The Centers for Disease Control and Prevention commissioned the IOM expert committee to assess the benefits and adverse outcomes, if any, of reducing the population’s sodium intake. The committee also identified data and methods gaps in studies and suggested ways to address them.
Committee members examined reports on sodium and direct health outcomes published between 2003 and 2012 and held a public workshop during which outside experts could discuss the issue. The direct outcomes assessed include cardiovascular disease and death.
They found studies on health outcomes are inconsistent in quality and insufficient in quantity to recommend lowering sodium intake levels below 2,300 mg/day. Study limitations include over- or under-reporting intake levels and incomplete collection of urine samples. Urine samples are used to determine sodium consumption based on an individual’s secretion. Low sodium intake (such as 1,840 mg/day) might increase the risk of adverse events among patients who have chronic heart failure with reduced ejection fraction and are receiving aggressive therapeutic regimens, the IOM said.
Those data, however, are based on studies conducted in another country where therapeutic regimens for CHF are different from those in the U.S., the report said. The committee called for similar studies to be conducted using regimens more closely resembling those in standard U.S. clinical practice.
With the exception of people with CHF, there’s no evidence of benefit in reducing sodium intake between 1,500 mg/day and 2,300 mg/day for populations often considered at risk, including those with diabetes and chronic kidney disease, the IOM said.
More randomized clinical trials are needed to better understand the impact of a low-sodium diet, committee members said. They recommend that future studies use a standard approach to measure sodium consumption and focus on levels between 1,500 mg/day and 2,300 mg/day.
The report doesn’t establish a healthy intake range because the committee was not asked to do so.
A separate study shows sodium levels in processed food and fast-food items remain essentially unchanged since 2005, despite numerous calls from the public health community for the food industry voluntarily to reduce salt levels in their products. The findings were published online May 13 in JAMA Internal Medicine, formerly Archives of Internal Medicine. The study was conducted with the Center for Science in the Public Interest, a consumer advocacy group focusing on nutritional education.
Researchers examined the sodium content on the nutrition labels of commonly eaten processed foods and fast-food restaurant items in 2005, 2008 and 2011. Only foods that were marketed in all three years were included in the study.
They found that between 2005 and 2011, the sodium content in 402 processed foods declined by 3.5%, while levels in 78 fast-food restaurant products increased by 2.6%. Neither of the findings was statistically significant, said Dr. Havas, the study’s corresponding author.
The National Restaurant Assn. said the findings don’t indicate recent progress made by the food service industry in developing lower-sodium items for consumers.

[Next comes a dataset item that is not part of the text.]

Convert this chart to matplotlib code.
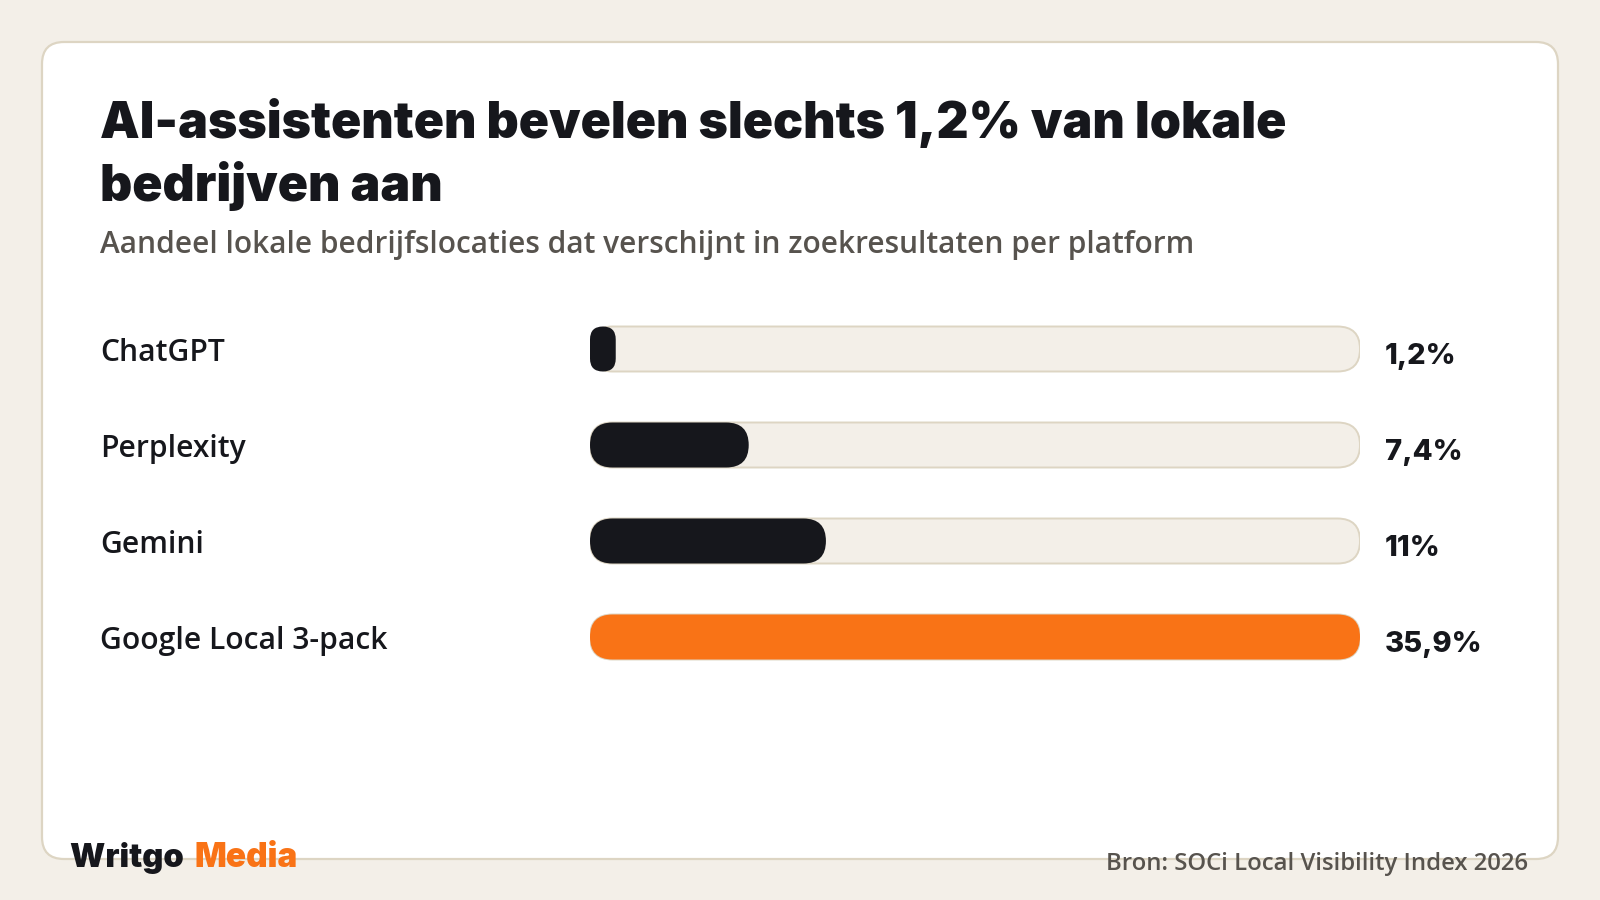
import matplotlib
matplotlib.use("Agg")
import matplotlib.pyplot as plt
from matplotlib.patches import FancyBboxPatch
from matplotlib import transforms
from matplotlib.font_manager import FontProperties, fontManager

platforms = ["ChatGPT", "Perplexity", "Gemini", "Google Local 3-pack"]
shares = [1.2, 7.4, 11.0, 35.9]
share_labels = ["1,2%", "7,4%", "11%", "35,9%"]
title_lines = ["AI-assistenten bevelen slechts 1,2% van lokale", "bedrijven aan"]
subtitle = "Aandeel lokale bedrijfslocaties dat verschijnt in zoekresultaten per platform"
source = "Bron: SOCi Local Visibility Index 2026"

BG = "#f3efe8"
BORDER = "#ddd5c3"
DARK = "#16171c"
ORANGE = "#f97316"
GREY = "#57534e"


def font(fname, family, weight, size):
    # pick a static font file if it is there, else let matplotlib choose
    for f in fontManager.ttflist:
        if f.fname.endswith(fname):
            return FontProperties(fname=f.fname, size=size)
    return FontProperties(family=family, weight=weight, size=size)


fig = plt.figure(figsize=(16, 9), dpi=100, facecolor=BG)

# pixel canvas for the card and the texts
bg = fig.add_axes([0, 0, 1, 1])
bg.set_xlim(0, 1600)
bg.set_ylim(900, 0)
bg.axis("off")

card = FancyBboxPatch((42, 42), 1516, 817, boxstyle="round,pad=0,rounding_size=22",
                      fc="white", ec=BORDER, lw=1.6)
bg.add_patch(card)

title_fp = font("Inter-Black.otf", "Inter", 900, 36)
bg.text(100, 138, title_lines[0], fontproperties=title_fp, color=DARK, va="baseline")
bg.text(100, 201, title_lines[1], fontproperties=title_fp, color=DARK, va="baseline")
bg.text(100, 253, subtitle, fontproperties=font("OpenSans-SemiBold.ttf", "Open Sans", 600, 21.5),
        color=GREY, va="baseline")

logo_fp = font("Inter-Black.otf", "Inter", 900, 23.5)
t = bg.text(70, 867, "Writgo ", fontproperties=logo_fp, color=DARK, va="baseline")
bg.annotate("Media", xy=(1, 0), xycoords=t, xytext=(4, 0), textcoords="offset pixels",
            fontproperties=font("Inter-Black.otf", "Inter", 900, 24), color=ORANGE,
            va="bottom", ha="left")
bg.text(1528, 870, source, fontproperties=font("OpenSans-SemiBold.ttf", "Open Sans", 600, 17.2),
        color=GREY, va="baseline", ha="right")

# bar area: x from 590 to 1360 px, row centres 349..637 px
x0, x1 = 590, 1360
top, bottom = 301, 685
ax = fig.add_axes([x0 / 1600, (900 - bottom) / 900, (x1 - x0) / 1600, (bottom - top) / 900])
ax.set_xlim(0, max(shares))
ax.set_ylim(len(platforms) - 0.5, -0.5)
ax.axis("off")
ax.patch.set_alpha(0)

px_per_x = (x1 - x0) / max(shares)
px_per_y = (bottom - top) / len(platforms)
aspect = px_per_x / px_per_y
bar_h = 45 / px_per_y
r_full = 22.5 / px_per_x

label_fp = font("OpenSans-SemiBold.ttf", "Open Sans", 600, 21.6)
value_fp = font("Inter-ExtraBold.otf", "Inter", 800, 21)
tr = transforms.blended_transform_factory(fig.transFigure, ax.transData)

for i, (name, v, lab) in enumerate(zip(platforms, shares, share_labels)):
    col = ORANGE if i == len(platforms) - 1 else DARK
    track = FancyBboxPatch((0, i - bar_h / 2), max(shares), bar_h,
                           boxstyle=f"round,pad=0,rounding_size={r_full}",
                           mutation_aspect=aspect, fc=BG, ec=BORDER, lw=1.4)
    ax.add_patch(track)
    r = min(r_full, v / 2)
    bar = FancyBboxPatch((0, i - bar_h / 2), v, bar_h,
                         boxstyle=f"round,pad=0,rounding_size={r}",
                         mutation_aspect=aspect, fc=col, ec="none", zorder=3)
    ax.add_patch(bar)
    ax.annotate(lab, xy=(max(shares), i), xytext=(25, -15), textcoords="offset pixels",
                fontproperties=value_fp, color=DARK, va="baseline")
    ax.annotate(name, xy=(100 / 1600, i), xycoords=tr, xytext=(0, -12), textcoords="offset pixels",
                fontproperties=label_fp, color=DARK, va="baseline")

fig.savefig("out.png", dpi=100, facecolor=BG)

“Only a small number of products were sampled from a limited number of brands, versus the thousands of menu items available to consumers,” said Joy Dubost, PhD, RD, director of nutrition and healthy living at the restaurant association.
Despite the relatively small sample size, Dr. Havas said the findings show that the voluntary approach to reducing sodium has failed.
“This issue will not go away unless the government steps in to protect the public,” he said. “The amount of sodium in our food supply needs to be regulated.”